The writers drew material not just from the book but also from the lived experiences of Carrey, Madrigal and consultant Tom Dreesen, another ’70s Comedy Store staple. In one scene, struggling comic Bill Hobbs (played by real-life stand-up Andrew Santino) lashes out at a group of women in the audience who had just been laid off from their jobs, ultimately costing him a coveted appearance on The Tonight Show Starring Johnny Carson. The first part of the scene was inspired by Madrigal’s anecdote, but the fallout was taken from a story Carrey told the writers.
“He did a set in L.A. that was just awful and bombed,” says Aguilar, who is also Carrey’s producing partner. “He just walked out of the club to the parking lot and he knew he lost The Tonight Show. He got the golden ticket and blew it.”
Carrey, then 21 years old, got asked back to The Tonight Show Starring Johnny Carson within a matter of months, and soon after debuted as the lead in the NBC series The Duck Factory. It took years for him to get to that point: When he initially moved to Hollywood from Toronto, he lived in what Aguilar calls a “terrifying” motel on the Sunset Strip before moving into a closet in someone’s home — a detail that inspired a story line for two new-to-L.A. comedians (played by Michael Angarano and Clark Duke) on I’m Dying Up Here.
But the character who most drives the plot of the show is also the one whose similarities to a real-life person are hardest to ignore. Oscar winner Melissa Leo prefers to think of her performance as comedy club matriarch Goldie Herschlag as a tribute to — rather than a depiction of — legendary Comedy Store owner Mitzi Shore.
“I don’t see how Goldie could’ve been invented without Mitzi,” Leo declares of the woman who personally auditioned everyone from Carrey and Madrigal to fellow I’m Dying Up Here actor and comedian Erik Griffin. “To do something in the world that no one else came even close to dreaming of, it’s fascinating to me. She really made the first comedy club, and I will believe that until the day I die.”

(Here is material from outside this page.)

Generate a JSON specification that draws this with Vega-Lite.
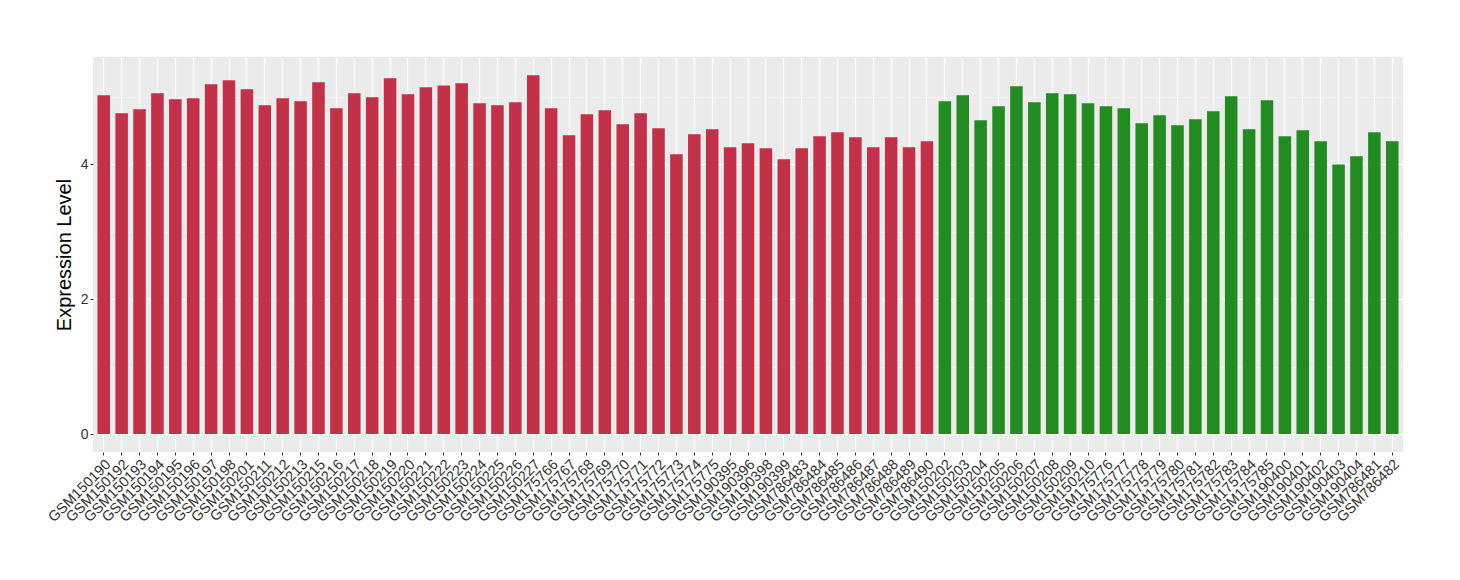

Today, the Comedy Store is experiencing something of a revival — Madrigal still considers it the best stand-up venue in the country — and comedians are once again at the forefront of popular culture. Only now, rather than having to rely on The Tonight Show Starring Johnny Carson to launch their careers, they’re being courted by any number of untraditional platforms, from Netflix and Seeso to Amazon and Hulu.

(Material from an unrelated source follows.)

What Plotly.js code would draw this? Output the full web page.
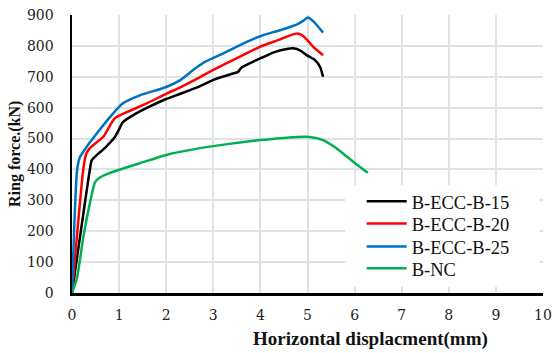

Aguilar credits stand-ups like Hannibal Buress, Zach Galifianakis, Amy Schumer and Tig Notaro for ushering in a new golden age of comedy. But he also says the political climate may have boosted Americans’ desires to laugh at and make sense of the absurdity of current events.
“There were certain times in our history when comedy maybe broke through a little more, and unfortunately it’s usually not the happiest times,” says Aguilar, referencing the Watergate scandal and widespread distrust of both politicians and the media in the early 1970s. “There are these great parallels between the two eras and I think it makes our 1973 show feel very relevant in 2017.”